2. **Access Controls**: Role‑based access, least privilege, audit logs.
3. **Data Masking**: Redact or pseudonymize identifiers before downstream analytics.
4. **Compliance Checks**: Run automated tests (e.g., using OpenSCAP) before deployment.
---
## 5. Governance Frameworks
### 5.1 ISO/IEC 27001 & 27701
- **27001**: Information security management.
- **27701**: Adds privacy‑information management.
### 5.2 Data Governance Maturity Model (DGC, DAMA-DMBOK)
| Maturity Level | Description |
|----------------|-------------|
| Initial | Ad hoc, reactive processes |
| Managed | Defined policies, basic controls |
| Defined | Enterprise‑wide governance, automated workflows |
| Quantitatively Managed | Continuous measurement, predictive controls |
| Optimizing | Continuous improvement, innovation in data practices |
### 5.3 Governance Roles & Responsibilities
| Role | Core Duties |
|------|-------------|
| Data Steward | Data quality, lineage, metadata |
| Data Custodian | Security, access control, storage |
| Data Analyst | Ethical use, bias mitigation |
| Chief Data Officer (CDO) | Strategy, compliance, oversight |
---
## 6. Compliance Standards
| Standard | Scope | Core Deliverable |
|----------|-------|------------------|
| GDPR | EU | Data Protection Impact Assessment (DPIA) |
| CCPA | California | Privacy Notice, Consumer Rights Management |
| PCI‑DSS | Payment data | Security assessment, penetration testing |
| SOC 2 | Service organization | Control documentation, audit reports |
| HIPAA | Healthcare | Business Associate Agreements, Security Rule compliance |
### 6.1 Building a Compliance Checklist
yaml
- Data Inventory
- Consent Management
- Access Control
- Encryption Strategy
- Retention Policy
- Incident Response Plan
- Auditing & Monitoring
- Vendor Risk Assessment
---
## 7. Auditability & Accountability
### 7.1 Audit Trail Design
- **Metadata Capture**: Dataset version, preprocessing steps, model hyperparameters.

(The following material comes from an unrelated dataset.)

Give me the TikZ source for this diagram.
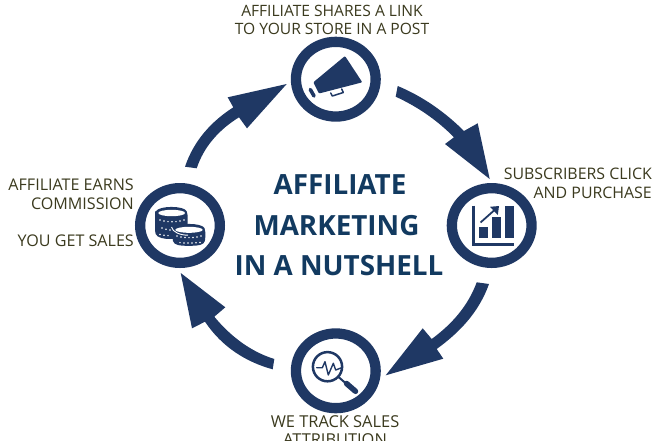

- **Immutable Logs**: Write‑once storage (e.g., S3 with versioning + CloudTrail).
- **Model Registry**: Store artifacts with tags and provenance.

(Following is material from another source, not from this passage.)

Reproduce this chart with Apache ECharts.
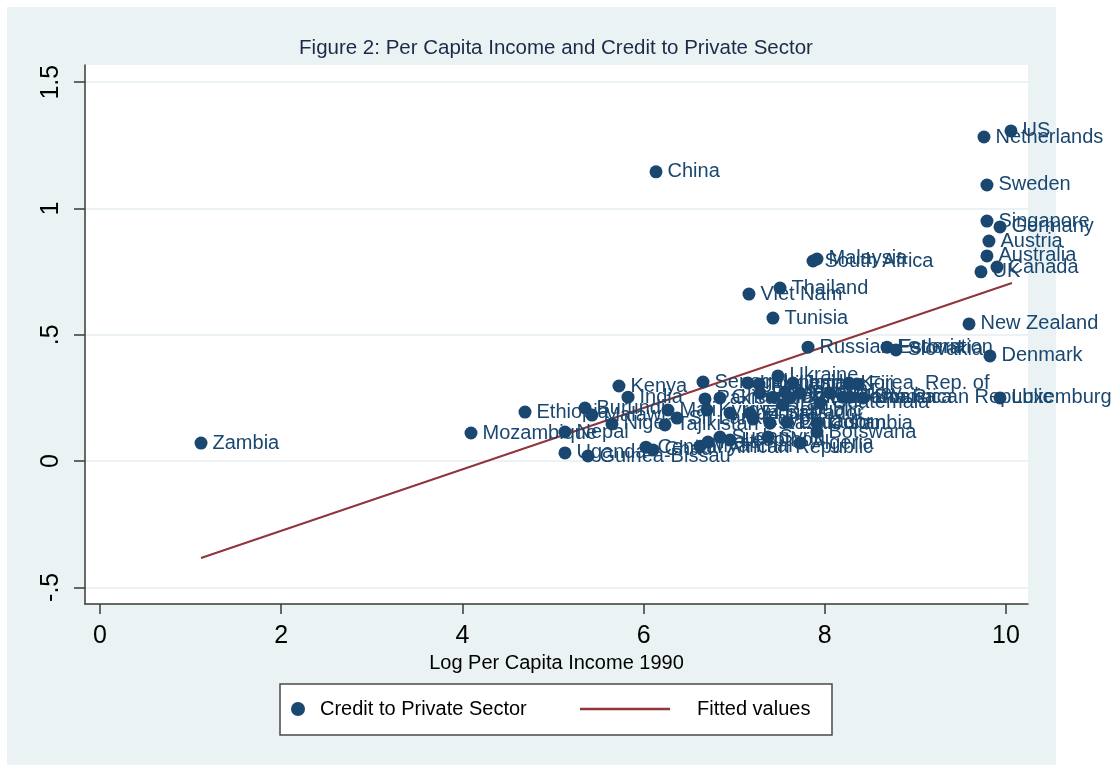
<!DOCTYPE html>
<html>
<head>
<meta charset="utf-8">
<script src="https://cdn.jsdelivr.net/npm/echarts/dist/echarts.min.js"></script>
<style>
  html, body { margin: 0; padding: 0; background: #ffffff; }
  #chart { width: 1117px; height: 765px; }
</style>
</head>
<body>
<div id="chart"></div>
<script>
// countries, log per capita income 1990, credit to private sector
const countries = [
  'Zambia', 'Mozambique', 'Ethiopia', 'Nepal', 'Uganda', 'Burundi', 'Guinea-Bissau', 'Malawi',
  'Niger', 'Kenya', 'India', 'Central African Republic', 'Chad', 'Tajikistan', 'Mali', 'Sri Lanka',
  'Senegal', 'Pakistan', 'Kyrgyz Republic', 'Myanmar', 'Haiti', 'Ghana', 'Sudan', 'Honduras',
  'Lesotho', 'Indonesia', 'Philippines', 'El Salvador', 'Egypt', 'Paraguay', 'Syria', 'Kazakhstan',
  'Morocco', 'Ukraine', 'Iran', 'Mexico', 'Ecuador', 'Bolivia', 'Jordan', 'Peru',
  'Algeria', 'Botswana', 'Colombia', 'Guatemala', 'Turkey', 'Costa Rica', 'Korea, Rep. of', 'Jamaica',
  'Fiji', 'Dominican Republic', 'China', 'Viet Nam', 'Tunisia', 'Thailand', 'Russian Federation', 'South Africa',
  'Malaysia', 'Estonia', 'Slovakia', 'New Zealand', 'UK', 'Netherlands', 'Sweden', 'Singapore',
  'Australia', 'Austria', 'Denmark', 'Canada', 'Germany', 'Luxemburg', 'US'
]
const logIncome = [
  1.115, 4.095, 4.691, 5.132, 5.132, 5.353, 5.386, 5.430,
  5.651, 5.728, 5.828, 6.026, 6.104, 6.236, 6.269, 6.369,
  6.656, 6.678, 6.700, 6.623, 6.711, 6.843, 6.843, 6.954,
  6.954, 7.152, 7.274, 7.174, 7.208, 7.285, 7.373, 7.395,
  7.428, 7.483, 7.539, 7.561, 7.583, 7.616, 7.649, 7.726,
  7.726, 7.914, 7.914, 7.947, 8.057, 8.201, 8.267, 8.278,
  8.355, 8.422, 6.137, 7.163, 7.428, 7.506, 7.815, 7.870,
  7.914, 8.687, 8.786, 9.592, 9.724, 9.757, 9.790, 9.790,
  9.790, 9.812, 9.823, 9.901, 9.934, 9.934, 10.055
]
const creditShare = [
  0.071, 0.111, 0.194, 0.115, 0.032, 0.210, 0.020, 0.182,
  0.147, 0.297, 0.253, 0.055, 0.044, 0.143, 0.202, 0.170,
  0.313, 0.246, 0.202, 0.059, 0.075, 0.250, 0.095, 0.190,
  0.083, 0.309, 0.305, 0.190, 0.166, 0.269, 0.095, 0.150,
  0.253, 0.337, 0.222, 0.273, 0.154, 0.250, 0.309, 0.269,
  0.071, 0.115, 0.150, 0.230, 0.269, 0.253, 0.309, 0.253,
  0.305, 0.250, 1.145, 0.661, 0.566, 0.685, 0.451, 0.792,
  0.800, 0.451, 0.440, 0.543, 0.749, 1.283, 1.093, 0.950,
  0.812, 0.871, 0.416, 0.768, 0.927, 0.250, 1.307
]
// fitted values at the ends of the data range
const fittedX = [1.115, 10.066]
const fittedY = [-0.384, 0.705]

const xTicks = [0, 2, 4, 6, 8, 10]
const yTicks = [-0.5, 0, 0.5, 1, 1.5]

const FONT = "'Liberation Sans', Arial, sans-serif"
const NAVY = '#1a476f'
const MAROON = '#90353b'

const points = countries.map((name, i) => ({ name: name, value: [logIncome[i], creditShare[i]] }))
const fitted = fittedX.map((x, i) => [x, fittedY[i]])

const chart = echarts.init(document.getElementById('chart'))
chart.setOption({
  backgroundColor: '#ffffff',
  animation: false,
  textStyle: { fontFamily: FONT },
  graphic: [
    {
      type: 'rect', z: -10, silent: true,
      shape: { x: 7, y: 7, width: 1049, height: 758 },
      style: { fill: '#eaf2f3' }
    },
    {
      type: 'rect', z: 1, silent: true,
      shape: { x: 280, y: 684, width: 552, height: 51 },
      style: { fill: '#ffffff', stroke: '#4a4a4a', lineWidth: 1.5 }
    }
  ],
  title: {
    text: 'Figure 2: Per Capita Income and Credit to Private Sector',
    left: 556,
    top: 38,
    textAlign: 'center',
    padding: 0,
    textStyle: { fontFamily: FONT, fontSize: 20.5, fontWeight: 'normal', color: '#1c2a48' }
  },
  legend: [
    {
      data: [{ name: 'Credit to Private Sector', icon: 'circle' }],
      left: 291,
      top: 699,
      padding: 0,
      itemWidth: 14,
      itemHeight: 14,
      textStyle: { fontFamily: FONT, fontSize: 20, color: '#000', padding: [0, 0, 0, 10] }
    },
    {
      data: [{ name: 'Fitted values', icon: 'rect' }],
      left: 580,
      top: 699,
      padding: 0,
      itemWidth: 90,
      itemHeight: 2.5,
      textStyle: { fontFamily: FONT, fontSize: 20, color: '#000', padding: [0, 0, 0, 22] }
    }
  ],
  grid: {
    left: 85,
    top: 65,
    width: 943,
    height: 539,
    show: true,
    backgroundColor: '#ffffff',
    borderWidth: 0
  },
  xAxis: {
    type: 'value',
    min: -0.1656,
    max: 10.243,
    name: 'Log Per Capita Income 1990',
    nameLocation: 'middle',
    nameGap: 47,
    nameTextStyle: { fontFamily: FONT, fontSize: 20, color: '#000' },
    axisLine: { onZero: false, lineStyle: { color: '#3a3a3a', width: 1.5 } },
    axisTick: { customValues: xTicks, length: 10, lineStyle: { color: '#3a3a3a', width: 1.5 } },
    axisLabel: { customValues: xTicks, margin: 20, fontSize: 25, color: '#000', fontFamily: FONT },
    splitLine: { show: false }
  },
  yAxis: {
    type: 'value',
    min: -0.566,
    max: 1.568,
    axisLine: { onZero: false, lineStyle: { color: '#3a3a3a', width: 1.5 } },
    axisTick: { customValues: yTicks, length: 11, lineStyle: { color: '#3a3a3a', width: 1.5 } },
    axisLabel: {
      customValues: yTicks,
      rotate: 90,
      margin: 21,
      fontSize: 25,
      color: '#000',
      fontFamily: FONT,
      formatter: v => v === 0 ? '0' : String(v).replace('0.', '.')
    },
    splitLine: { show: true, lineStyle: { color: '#eaf2f3', width: 2 } }
  },
  series: [
    {
      name: 'Credit to Private Sector',
      type: 'scatter',
      data: points,
      symbol: 'circle',
      symbolSize: 13,
      itemStyle: { color: NAVY, opacity: 1 },
      label: {
        show: true,
        position: 'right',
        distance: 5,
        formatter: p => p.name,
        fontFamily: FONT,
        fontSize: 20,
        color: NAVY
      },
      z: 3
    },
    {
      name: 'Fitted values',
      type: 'line',
      data: fitted,
      symbol: 'none',
      lineStyle: { color: MAROON, width: 2 },
      itemStyle: { color: MAROON },
      z: 2
    }
  ]
})
</script>
</body>
</html>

### 7.2 Automated Auditing Pipeline (Example using MLflow)
python
import mlflow
mlflow.set_tracking_uri('http://mlflow-server:5000')
mlflow.start_run()
mlflow.log_param('model_type', 'XGBoost')
mlflow.log_param('n_estimators', 200)
mlflow.log_metric('accuracy', 0.92)
mlflow.sklearn.log_model(model, 'model')
mlflow.end_run()
### 7.3 Incident Response Flow
1. **Detection**: Automated alerts from monitoring tools.

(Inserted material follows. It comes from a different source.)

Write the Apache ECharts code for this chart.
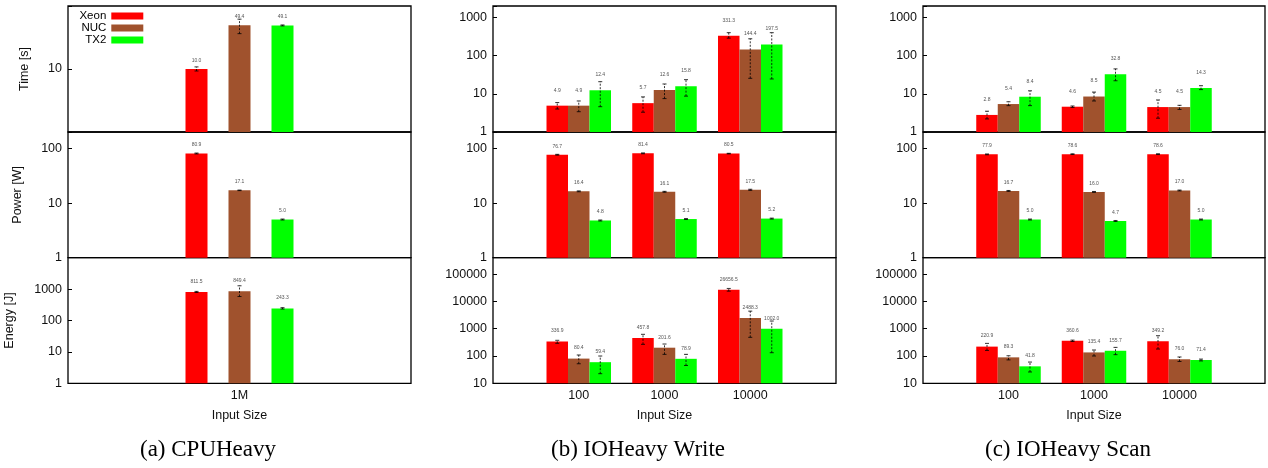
<!DOCTYPE html>
<html>
<head>
<meta charset="utf-8">
<script src="https://cdn.jsdelivr.net/npm/echarts@6/dist/echarts.min.js"></script>
<style>
html,body{margin:0;padding:0;background:#fff;}
#c{width:1268px;height:468px;}
</style>
</head>
<body>
<div id="c"></div>
<script>
// ---------------- DATA ----------------
const machines = ['Xeon', 'NUC', 'TX2'];
const sizesCPU = ['1M'];
const sizesIO = ['100', '1000', '10000'];
const captions = ['(a) CPUHeavy', '(b) IOHeavy Write', '(c) IOHeavy Scan'];
const rowNames = ['Time [s]', 'Power [W]', 'Energy [J]'];

// tick labels shown on each log axis
const timeTicksCPU = [10];
const timeTicksIO = [1, 10, 100, 1000];
const powerTicks = [1, 10, 100];
const energyTicksCPU = [1, 10, 100, 1000];
const energyTicksIO = [10, 100, 1000, 10000, 100000];

// values: [machine][inputSize]; errors: [machine][inputSize] = [low, high]
const cpuTime = [[10.0], [49.4], [49.1]];
const cpuTimeErr = [[[9.3, 10.8]], [[36.4, 61.8]], [[48.3, 50.0]]];
const cpuPower = [[80.9], [17.1], [5.0]];
const cpuPowerErr = [[[79.4, 82.4]], [[16.9, 17.3]], [[4.9, 5.1]]];
const cpuEnergy = [[811.5], [849.4], [243.3]];
const cpuEnergyErr = [[[780, 845]], [[580, 1275]], [[232, 256]]];

const writeTime = [[4.9, 5.7, 331.3], [4.9, 12.6, 144.4], [12.4, 15.8, 197.5]];
const writeTimeErr = [[[4.0, 5.9], [3.3, 8.3], [288, 400]], [[3.4, 6.5], [7.5, 18.1], [25.5, 277]], [[4.6, 20.8], [8.7, 23.5], [24.5, 400]]];
const writePower = [[76.7, 81.4, 80.5], [16.4, 16.1, 17.5], [4.8, 5.1, 5.2]];
const writePowerErr = [[[75.5, 78.0], [80.0, 82.8], [79.5, 81.5]], [[16.1, 16.7], [15.8, 16.4], [17.1, 17.9]], [[4.7, 4.9], [5.0, 5.2], [5.1, 5.3]]];
const writeEnergy = [[336.9, 457.8, 26656.5], [80.4, 201.6, 2488.3], [59.4, 78.9, 1002.0]];
const writeEnergyErr = [[[292, 376], [268, 623], [23800, 29900]], [[52, 109], [115, 275], [484, 4410]], [[22.5, 100], [45, 115], [132, 1914]]];

const scanTime = [[2.8, 4.6, 4.5], [5.4, 8.5, 4.5], [8.4, 32.8, 14.3]];
const scanTimeErr = [[[2.2, 3.5], [4.4, 4.8], [2.3, 6.9]], [[4.9, 6.2], [6.5, 11.1], [3.9, 5.0]], [[4.9, 12.0], [22, 45], [12.9, 16.3]]];
const scanPower = [[77.9, 78.6, 78.6], [16.7, 16.0, 17.0], [5.0, 4.7, 5.0]];
const scanPowerErr = [[[76.6, 79.2], [77.4, 79.8], [77.3, 79.9]], [[16.4, 17.0], [15.7, 16.3], [16.7, 17.3]], [[4.9, 5.1], [4.6, 4.8], [4.9, 5.1]]];
const scanEnergy = [[220.9, 360.6, 349.2], [89.3, 135.4, 76.0], [41.8, 155.7, 71.4]];
const scanEnergyErr = [[[160, 290], [340, 382], [180, 554]], [[72, 102], [100, 166], [63, 92]], [[26, 60], [112, 207], [66, 77]]];

// ---------------- LAYOUT / STYLE ----------------
const colors = ['#ff0000', '#a0522d', '#00ff00'];
const colLeft = [68, 493, 923];
const colWidth = [343, 343, 342];
const rowTop = [6, 132, 257.7];
const rowHeight = [126, 125.7, 125.6];
const captionX = [208, 638, 1068];
const nameGaps = [36.5, 43.5, 52];
const SLOTS = 5;

const panels = [
  { sizes: sizesCPU, vals: [cpuTime, cpuPower, cpuEnergy], errs: [cpuTimeErr, cpuPowerErr, cpuEnergyErr],
    barW: 22, gapPx: 21,
    axes: [{ min: 1, max: 100, ticks: timeTicksCPU }, { min: 1, max: 200, ticks: powerTicks }, { min: 1, max: 10000, ticks: energyTicksCPU }],
    labelDist: [6, 6, 8] },
  { sizes: sizesIO, vals: [writeTime, writePower, writeEnergy], errs: [writeTimeErr, writePowerErr, writeEnergyErr],
    barW: 21.5, gapPx: 0,
    axes: [{ min: 1, max: 2000, ticks: timeTicksIO }, { min: 1, max: 200, ticks: powerTicks }, { min: 10, max: 400000, ticks: energyTicksIO }],
    labelDist: [13, 6, 8] },
  { sizes: sizesIO, vals: [scanTime, scanPower, scanEnergy], errs: [scanTimeErr, scanPowerErr, scanEnergyErr],
    barW: 21.5, gapPx: 0,
    axes: [{ min: 1, max: 2000, ticks: timeTicksIO }, { min: 1, max: 200, ticks: powerTicks }, { min: 10, max: 400000, ticks: energyTicksIO }],
    labelDist: [13, 6, 8] }
];

const grids = [], xAxes = [], yAxes = [], series = [];
const sans = 'Liberation Sans, Arial, Helvetica, sans-serif';

panels.forEach((p, c) => {
  const start = (SLOTS - p.sizes.length) / 2;
  const slotLabels = [];
  for (let i = 0; i < SLOTS; i++) {
    const k = i - start;
    slotLabels.push(k >= 0 && k < p.sizes.length ? p.sizes[k] : '');
  }
  const offsets = machines.map((m, mi) => (mi - 1) * (p.barW + p.gapPx));
  for (let r = 0; r < 3; r++) {
    const gi = grids.length;
    grids.push({ left: colLeft[c], top: rowTop[r], width: colWidth[c], height: rowHeight[r],
      show: true, borderColor: '#000', borderWidth: 1.3, containLabel: false });
    const bottom = r === 2;
    xAxes.push({ type: 'category', gridIndex: gi, data: slotLabels, boundaryGap: false,
      axisLine: { show: false }, axisTick: { show: false }, splitLine: { show: false },
      axisLabel: { show: bottom, interval: 0, fontSize: 12.5, color: '#111', margin: 6, fontFamily: sans },
      name: bottom ? 'Input Size' : '', nameLocation: 'middle', nameGap: 26,
      nameTextStyle: { fontSize: 12.5, color: '#111', fontFamily: sans } });
    const ax = p.axes[r];
    const shown = ax.ticks;
    yAxes.push({ type: 'log', logBase: 10, gridIndex: gi, min: ax.min, max: ax.max, startValue: ax.min,
      axisLine: { show: false }, splitLine: { show: false }, minorTick: { show: false },
      axisTick: { show: true, inside: true, length: 4, lineStyle: { color: '#000', width: 1 } },
      axisLabel: { fontSize: 12.5, color: '#111', margin: 6, fontFamily: sans, showMinLabel: true, showMaxLabel: true,
        formatter: v => { const t = shown.find(s => Math.abs(s - v) / s < 1e-6); return t !== undefined ? String(t) : ''; } },
      name: c === 0 ? rowNames[r] : '', nameLocation: 'middle', nameGap: nameGaps[r],
      nameTextStyle: { fontSize: 12.5, color: '#111', fontFamily: sans } });

    machines.forEach((m, mi) => {
      const data = slotLabels.map(() => '-');
      p.vals[r][mi].forEach((v, k) => { data[start + k] = v; });
      series.push({ type: 'bar', name: m, xAxisIndex: gi, yAxisIndex: gi, data: data,
        barWidth: p.barW, barGap: (p.gapPx / p.barW * 100) + '%', clip: true,
        itemStyle: { color: colors[mi] },
        label: { show: true, position: 'top', distance: p.labelDist[r], fontSize: 5, color: '#555', fontFamily: sans,
          formatter: q => typeof q.value === 'number' ? q.value.toFixed(1) : '' } });
    });

    const errData = [];
    machines.forEach((m, mi) => {
      p.errs[r][mi].forEach((e, k) => errData.push([start + k, e[0], e[1], mi]));
    });
    series.push({ type: 'custom', xAxisIndex: gi, yAxisIndex: gi, data: errData, z: 5, silent: true,
      encode: { x: 0, y: [1, 2] },
      renderItem: (params, api) => {
        const slot = api.value(0), lo = api.value(1), hi = api.value(2), mi = api.value(3);
        const pLo = api.coord([slot, lo]);
        const pHi = api.coord([slot, hi]);
        const x = pLo[0] + offsets[mi];
        const cap = 2;
        const st = { stroke: '#000', lineWidth: 0.8 };
        return { type: 'group', children: [
          { type: 'line', shape: { x1: x, y1: pLo[1], x2: x, y2: pHi[1] }, style: { stroke: '#000', lineWidth: 0.8, lineDash: [2, 1.5] } },
          { type: 'line', shape: { x1: x - cap, y1: pHi[1], x2: x + cap, y2: pHi[1] }, style: st },
          { type: 'line', shape: { x1: x - cap, y1: pLo[1], x2: x + cap, y2: pLo[1] }, style: st }
        ] };
      } });
  }
});

const chart = echarts.init(document.getElementById('c'), null, { renderer: 'canvas' });
chart.setOption({
  animation: false,
  backgroundColor: '#fff',
  grid: grids,
  xAxis: xAxes,
  yAxis: yAxes,
  legend: { orient: 'vertical', align: 'right', right: 1268 - 143.3, top: 10, padding: 0,
    itemWidth: 32, itemHeight: 7, itemGap: 0, icon: 'rect', selectedMode: false, data: machines,
    textStyle: { fontSize: 11.5, lineHeight: 11.5, color: '#000', fontFamily: sans } },
  graphic: captions.map((t, i) => ({ type: 'text', x: captionX[i], y: 450,
    style: { text: t, align: 'center', verticalAlign: 'middle', fontFamily: 'Liberation Serif, Times New Roman, serif', fontSize: 23, fill: '#000' } })),
  series: series
});
</script>
</body>
</html>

2. **Containment**: Roll back to a stable model version.
3. **Eradication**: Identify root cause (bias drift, data poisoning).
4. **Recovery**: Retrain with corrected data.
5. **Post‑mortem**: Update governance documentation.
---
## 8. Implementation Checklist
| ✅ | Task |
|---|------|
| 1 | Define protected attributes relevant to your domain |
| 2 | Conduct bias audit on training data |
| 3 | Integrate SHAP or LIME for explainability |
| 4 | Enforce differential privacy where required |
| 5 | Deploy models through a secure, versioned registry |
| 6 | Automate compliance checks in CI pipeline |
| 7 | Maintain audit logs with immutable storage |
| 8 | Schedule regular governance reviews |
---
## 9. Resources & Further Reading
- *Fairness, Accountability, and Transparency in Machine Learning* – MIT Press
- *Data Ethics: The Big Picture* – University of Toronto
- **Tools**: AIF360, Fairlearn, SHAP, Diffprivlib, MLflow, Great Expectations
- **Frameworks**: ISO/IEC 27001, ISO/IEC 27701, NIST SP 800‑53, GDPR Recital 76
---
**Takeaway**: Ethical considerations and governance are not side‑tracks; they are the bedrock of any responsible data‑science practice. By embedding bias checks, explainability, privacy safeguards, and robust auditability into your pipeline, you safeguard stakeholders, comply with law, and build trust that turns insights into lasting value.